A producer created an fake scenario in which he planted a man dressed in an unwieldy, box-like yellow character in a city center. These characters are not unusual sights because they are actually people in costumes earning money when tourists take pictures with them. But this particular man in the yellow costume was instructed to lie on the street and flail his arms and legs as if he had toppled over and unable to get up. And then the cameras were surreptitiously turned on him and the surrounding bystanders to observe their reaction to this cartoon creature in apparent distress. Another social experimental variation of observing the Genovese Syndrome.

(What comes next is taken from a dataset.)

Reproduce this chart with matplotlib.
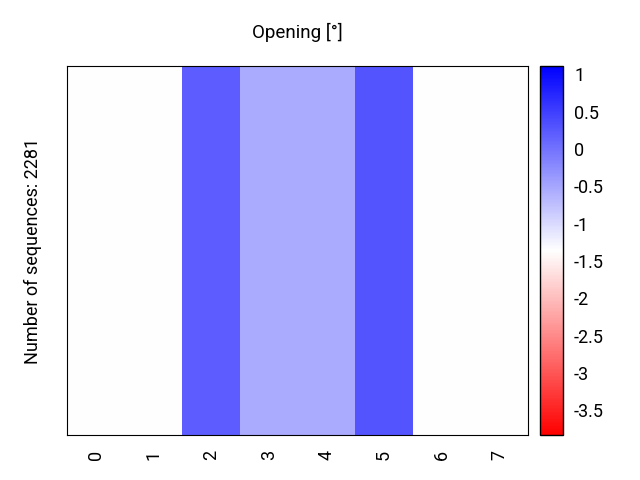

The camera pans out to show hundreds of people simply moving around the flailing character, stepping over his hands or feet to move on their way. Some people pretended not to see him; some people looked and then quickly glanced away. Some stopped to take pictures or laugh; some grumbled in disgust at his presence on the floor beneath them.

And then, in one single, glorious instant, three yeshiva boys appear into the camera view and as they move closer to the man on the floor, they notice him, and in one fluid movement circle him, ask him if he needs help, and give him a hand to haul him up. The camera then focuses on the confusion and amusement on the boys’s faces as the cartoon character grabs their hands and spontaneously twirls them into a dance singing a Jewish song.

“Hey, Ma,” my teenage son tells me. “Remember those boys? One of them was on the Eretz Yisroel Tour with me this summer.”

“Really?” I asked, intrigued. “What kind of boy is he?”

“Regular, Ma,” he said. “Just a regular yeshiva boy.”

So maybe we are doing something right. Because in that little clip, in our glory, our boys put all the rest of those Genovese bystanders to shame.